Keep the images out and copy every entry below exactly.

————————

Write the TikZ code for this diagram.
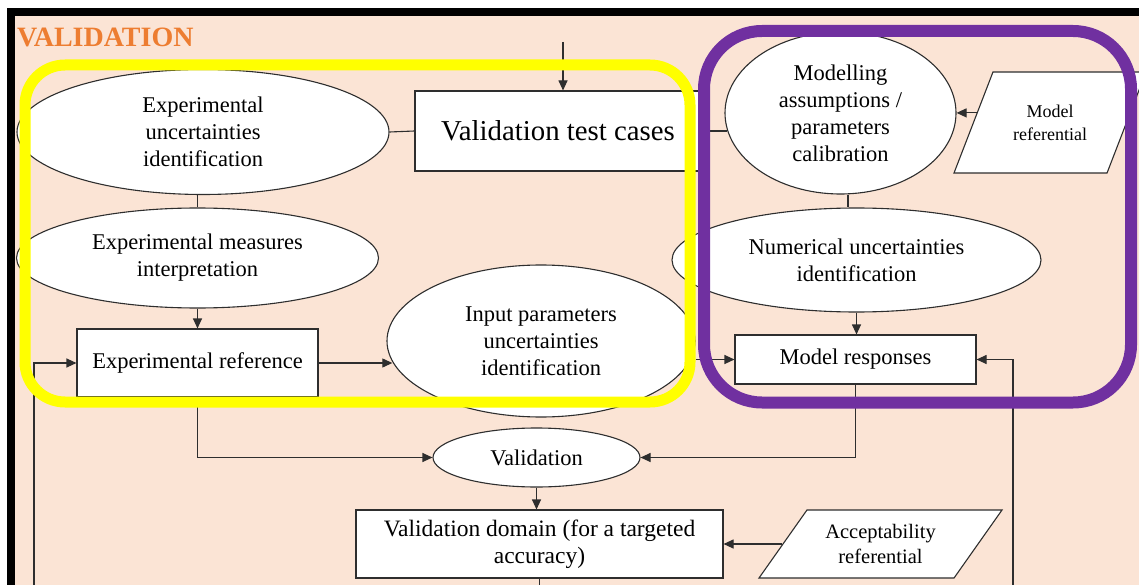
\documentclass[tikz,border=0pt]{standalone}
\usepackage{fontspec}
\setmainfont{Liberation Serif}
\usetikzlibrary{shapes.geometric,arrows.meta,calc}
\definecolor{peach}{HTML}{FBE4D5}
\definecolor{hdorange}{HTML}{ED7D31}
\definecolor{hlyellow}{HTML}{FFFF00}
\definecolor{hlpurple}{HTML}{7030A0}
\definecolor{inkline}{HTML}{2E2E2E}
\begin{document}
\begin{tikzpicture}[x=1pt,y=-1pt,
  txt/.style={font=\fontsize{22.5}{27}\selectfont, align=center, text=black},
  oval/.style={ellipse, draw=inkline, line width=1.1pt, fill=white, inner sep=0pt, txt},
  boxnode/.style={rectangle, draw=inkline, line width=1.1pt, fill=white, inner sep=0pt, txt},
  slanted/.style={trapezium, trapezium stretches body, draw=inkline, line width=1.1pt,
                  fill=white, inner xsep=0pt, minimum height=0pt},
  slantlabel/.style={align=center, text=black, inner sep=0pt},
  ln/.style={draw=inkline, line width=1.1pt},
  arr/.style={ln, -{Triangle[length=10pt,width=9pt]}},
  yframe/.style={draw=hlyellow, line width=11pt, rounded corners=40pt},
  pframe/.style={draw=hlpurple, line width=12pt, rounded corners=58pt}]
\useasboundingbox (0,0) rectangle (1139,585);
\clip (0,0) rectangle (1139,585);

% page frame and background
\fill[white] (0,0) rectangle (1139,585);
\fill[black] (7,8) rectangle (1139,585);
\fill[peach] (15,16) rectangle (1139,585);

\node[anchor=base west, inner sep=0pt, text=hdorange,
      font=\fontsize{28}{30}\selectfont\bfseries] (title) at (17,47) {VALIDATION};

% process nodes
\node[oval, minimum width=372pt, minimum height=125pt] (expunc) at (203,132)
  {Experimental\\uncertainties\\identification};
\node[boxnode, minimum width=286pt, minimum height=80pt,
      font=\fontsize{28.8}{32}\selectfont] (vtc) at (558,131) {Validation test cases};
\node[oval, minimum width=362pt, minimum height=100pt] (expmeas) at (197.5,258)
  {Experimental measures\\interpretation};
\node[boxnode, minimum width=241pt, minimum height=68pt] (expref) at (197.5,363)
  {Experimental reference};
\node[oval, minimum width=308pt, minimum height=152pt] (input) at (541,341)
  {Input parameters\\uncertainties\\identification};
\node[oval, minimum width=231pt, minimum height=162pt] (model) at (840.5,113)
  {Modelling\\assumptions /\\parameters\\calibration};
\node[slanted, trapezium left angle=68.9, trapezium right angle=111.1,
      minimum width=192pt, inner ysep=50.5pt,
      label={[slantlabel, font=\fontsize{18}{23}\selectfont]center:Model\\referential}]
      (mref) at (1050,122.5) {};
\node[oval, minimum width=369pt, minimum height=104pt] (numer) at (856.5,260)
  {Numerical uncertainties\\identification};
\node[boxnode, minimum width=241pt, minimum height=49pt] (mr) at (855.5,359.5)
  {Model responses};
\node[oval, minimum width=207pt, minimum height=59pt] (valid) at (536.5,457.5)
  {Validation};
\node[boxnode, minimum width=367pt, minimum height=68pt,
      font=\fontsize{23.5}{27}\selectfont] (vd) at (539.5,544)
  {Validation domain (for a targeted\\accuracy)};
\node[slanted, trapezium left angle=54.8, trapezium right angle=125.2,
      minimum width=243pt, inner ysep=34pt,
      label={[slantlabel, font=\fontsize{20.5}{24.5}\selectfont]center:Acceptability\\referential}]
      (acc) at (880.5,544) {};

% loose ends of the flow
\coordinate (vtcin) at (563,42);
\coordinate (vdout) at (539.5,590);
\coordinate (leftin) at (34,590);
\coordinate (rightin) at (1013,590);
\coordinate (mrefin) at ($(mref.bottom left corner)!0.594!(mref.top left corner)$);

% connectors
\draw[arr] (vtcin) -- (vtcin |- vtc.north);
\draw[ln] (expunc.east) -- (vtc.west);
\draw[ln] (vtc.east) -- (vtc.east -| model.189);
\draw[ln] (expmeas.north) -- (expmeas.north |- expunc.south);
\draw[arr] (expmeas.south) -- (expmeas.south |- expref.north);
\draw[arr] (expref.east) -- (expref.east -| input.188);
\draw[arr] (mr.west -| input.east) -- (mr.west);
\draw[ln] ([xshift=7.5pt]model.south) -- ([xshift=7.5pt]model.south |- numer.north);
\draw[arr] (mrefin) -- (mrefin -| model.east);
\draw[arr] (numer.south) -- (numer.south |- mr.north);
\draw[arr] (expref.south) |- (valid.west);
\draw[arr] (mr.south) |- (valid.east);
\draw[arr] (valid.south) -- (valid.south |- vd.north);
\draw[ln] (vd.south) -- (vdout);
\draw[arr] (acc.left side) -- (acc.left side -| vd.east);
\draw[arr] (rightin) |- (mr.east);
\draw[arr] (leftin) |- (expref.west);

% highlight frames
\draw[yframe] (25,65) rectangle (690,402);
\draw[pframe] (704,31) rectangle (1131,402.5);
\end{tikzpicture}
\end{document}
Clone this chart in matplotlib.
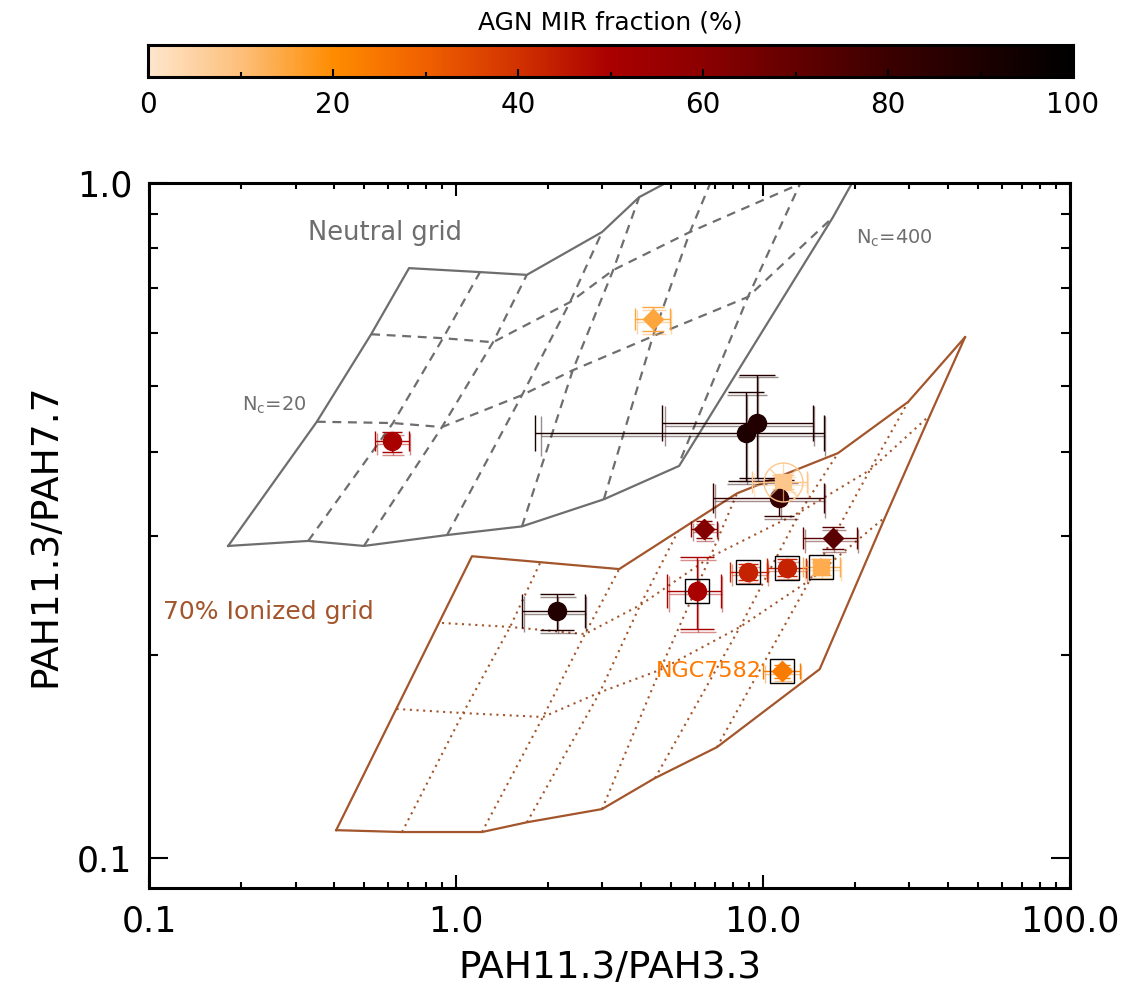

————————

### OUTPUT:
Write the TikZ code for this diagram.
\documentclass[tikz,border=0pt]{standalone}
\usepackage{fontspec}
\setmainfont{Liberation Serif}
\usetikzlibrary{shapes.geometric,arrows.meta,calc}
\definecolor{peach}{HTML}{FBE4D5}
\definecolor{hdorange}{HTML}{ED7D31}
\definecolor{hlyellow}{HTML}{FFFF00}
\definecolor{hlpurple}{HTML}{7030A0}
\definecolor{inkline}{HTML}{2E2E2E}
\begin{document}
\begin{tikzpicture}[x=1pt,y=-1pt,
  txt/.style={font=\fontsize{22.5}{27}\selectfont, align=center, text=black},
  oval/.style={ellipse, draw=inkline, line width=1.1pt, fill=white, inner sep=0pt, txt},
  boxnode/.style={rectangle, draw=inkline, line width=1.1pt, fill=white, inner sep=0pt, txt},
  slanted/.style={trapezium, trapezium stretches body, draw=inkline, line width=1.1pt,
                  fill=white, inner xsep=0pt, minimum height=0pt},
  slantlabel/.style={align=center, text=black, inner sep=0pt},
  ln/.style={draw=inkline, line width=1.1pt},
  arr/.style={ln, -{Triangle[length=10pt,width=9pt]}},
  yframe/.style={draw=hlyellow, line width=11pt, rounded corners=40pt},
  pframe/.style={draw=hlpurple, line width=12pt, rounded corners=58pt}]
\useasboundingbox (0,0) rectangle (1139,585);
\clip (0,0) rectangle (1139,585);

% page frame and background
\fill[white] (0,0) rectangle (1139,585);
\fill[black] (7,8) rectangle (1139,585);
\fill[peach] (15,16) rectangle (1139,585);

\node[anchor=base west, inner sep=0pt, text=hdorange,
      font=\fontsize{28}{30}\selectfont\bfseries] (title) at (17,47) {VALIDATION};

% process nodes
\node[oval, minimum width=372pt, minimum height=125pt] (expunc) at (203,132)
  {Experimental\\uncertainties\\identification};
\node[boxnode, minimum width=286pt, minimum height=80pt,
      font=\fontsize{28.8}{32}\selectfont] (vtc) at (558,131) {Validation test cases};
\node[oval, minimum width=362pt, minimum height=100pt] (expmeas) at (197.5,258)
  {Experimental measures\\interpretation};
\node[boxnode, minimum width=241pt, minimum height=68pt] (expref) at (197.5,363)
  {Experimental reference};
\node[oval, minimum width=308pt, minimum height=152pt] (input) at (541,341)
  {Input parameters\\uncertainties\\identification};
\node[oval, minimum width=231pt, minimum height=162pt] (model) at (840.5,113)
  {Modelling\\assumptions /\\parameters\\calibration};
\node[slanted, trapezium left angle=68.9, trapezium right angle=111.1,
      minimum width=192pt, inner ysep=50.5pt,
      label={[slantlabel, font=\fontsize{18}{23}\selectfont]center:Model\\referential}]
      (mref) at (1050,122.5) {};
\node[oval, minimum width=369pt, minimum height=104pt] (numer) at (856.5,260)
  {Numerical uncertainties\\identification};
\node[boxnode, minimum width=241pt, minimum height=49pt] (mr) at (855.5,359.5)
  {Model responses};
\node[oval, minimum width=207pt, minimum height=59pt] (valid) at (536.5,457.5)
  {Validation};
\node[boxnode, minimum width=367pt, minimum height=68pt,
      font=\fontsize{23.5}{27}\selectfont] (vd) at (539.5,544)
  {Validation domain (for a targeted\\accuracy)};
\node[slanted, trapezium left angle=54.8, trapezium right angle=125.2,
      minimum width=243pt, inner ysep=34pt,
      label={[slantlabel, font=\fontsize{20.5}{24.5}\selectfont]center:Acceptability\\referential}]
      (acc) at (880.5,544) {};

% loose ends of the flow
\coordinate (vtcin) at (563,42);
\coordinate (vdout) at (539.5,590);
\coordinate (leftin) at (34,590);
\coordinate (rightin) at (1013,590);
\coordinate (mrefin) at ($(mref.bottom left corner)!0.594!(mref.top left corner)$);

% connectors
\draw[arr] (vtcin) -- (vtcin |- vtc.north);
\draw[ln] (expunc.east) -- (vtc.west);
\draw[ln] (vtc.east) -- (vtc.east -| model.189);
\draw[ln] (expmeas.north) -- (expmeas.north |- expunc.south);
\draw[arr] (expmeas.south) -- (expmeas.south |- expref.north);
\draw[arr] (expref.east) -- (expref.east -| input.188);
\draw[arr] (mr.west -| input.east) -- (mr.west);
\draw[ln] ([xshift=7.5pt]model.south) -- ([xshift=7.5pt]model.south |- numer.north);
\draw[arr] (mrefin) -- (mrefin -| model.east);
\draw[arr] (numer.south) -- (numer.south |- mr.north);
\draw[arr] (expref.south) |- (valid.west);
\draw[arr] (mr.south) |- (valid.east);
\draw[arr] (valid.south) -- (valid.south |- vd.north);
\draw[ln] (vd.south) -- (vdout);
\draw[arr] (acc.left side) -- (acc.left side -| vd.east);
\draw[arr] (rightin) |- (mr.east);
\draw[arr] (leftin) |- (expref.west);

% highlight frames
\draw[yframe] (25,65) rectangle (690,402);
\draw[pframe] (704,31) rectangle (1131,402.5);
\end{tikzpicture}
\end{document}
Clone this chart in matplotlib.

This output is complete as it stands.